I really don’t know. You can decide.

 

Junk?

I’m about to leave for a long-awaited trip to Lake Superior.  We’ll take the kayaks, a lovely new tent & good camping gear (the best wedding presents ever); the bikes, some tomatoes from the garden since the plants are now overflowing, books, cameras, and my own cluttered mind, in hopes that the latter can be washed clear in the cold cold waters of the Great Lake.

It’s like jumping off a cliff.

I think about what I’ll come home to with my clearer mind – a ‘before-and-after’ question.

I look around now and I see bags and clothes and recyclables, a painting that needs re-framing, trim for the interior windows on a chair, fireworks left over from Dom’s birthday, a set of bongos, three bats of roxl insulation, a huge bag of birdseed, hats and coats and bags – and that’s just the obvious layer.  Add a psychological one which in part will explain my mental clutter: each item is connected to an ongoing narrative – my gardening shirt from yesterday, which I will wear this evening while mowing the lawn; cardboard recyclables from food we’ve consumed, which we are hoarding for future woodfires; the painting I gave to Grant the first Christmas after we met of a frog (why a frog?) under a tree; the pile of trim made from cherry wood which was a posthumous gift from Grant’s highschool shop teacher; and on it goes.  Please note- the last two sentences are as unnecessarily long as our house is unnecessarily full of stuff. 

writing place of choice downstairs at home

None of these things are simple – some carry stories heavy with complexity – the roughly oval, green-striped rock, for example, which we brought back from Ireland.  In my mind it goes with a picture of Grant’s dad who is walking alone toward the ocean on Nicholson’s point, his coat billowing in the coastal onshore wind.  The entire family was on this trip back to find Nicholson roots in the North of Ireland, near Kilkeel and the Mournes.  We had a poignant, rich time that was full of laughter and discovery, and two months after we returned, my Father-in-law died suddenly from a heart attack.

taken by a kind passer-by in our rented house in Tipperary, near Nenagh, on the last day of our trip.

For me, the whole story of Bob is embedded in that rock, which nestles against another from Russia, and another from Dunaad in Scotland, and many many others, all holding connection to place – the French River, where we camped with my parents 8 years ago; black basalt from the shore (above); a piece of rubble from the great wall of China.  They rest together in a big wooden salad bowl on legs (another great wedding present), which likely will never be used for salad.

We’ve inherited furniture and plants – desks from McMeekin’s; a dresser that once belonged to my great-grandfather Keebler, who built the Circle Bar factory where my studio is; two christmas cacti-one from Grant’s maternal grandmother, and another from the paternal.  Both those ladies come with stories that could fill volumes.

More psychological clutter. We’re getting better at it, but, when we’re relaxing at home we see all the events, choices, labours, tasks and materials that went into putting the house here these past six years – and also what the next tasks, tools, labours & materials will be. Sometimes this is just not restful.
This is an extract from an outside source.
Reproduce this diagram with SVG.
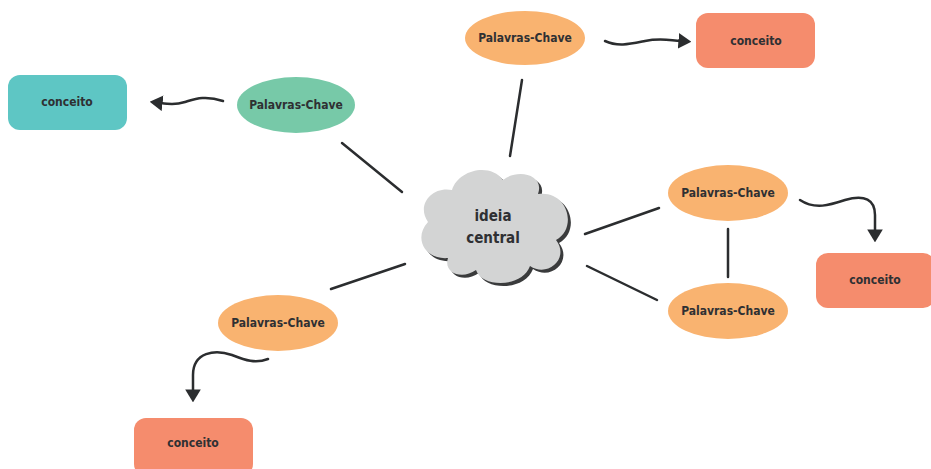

If I close my eyes, I can hear all the tales from all these things, this house, these posts & beams-  singing softly into the room – each with its own resonance and frequency.  It’s very very rich.

It can also be deafening.

Note from 2016:  I’ll have to do this trip on my own someday.  We didn’t make it to Superior, and the marriage was over by the next summer.  My life is MUCH less cluttered, now.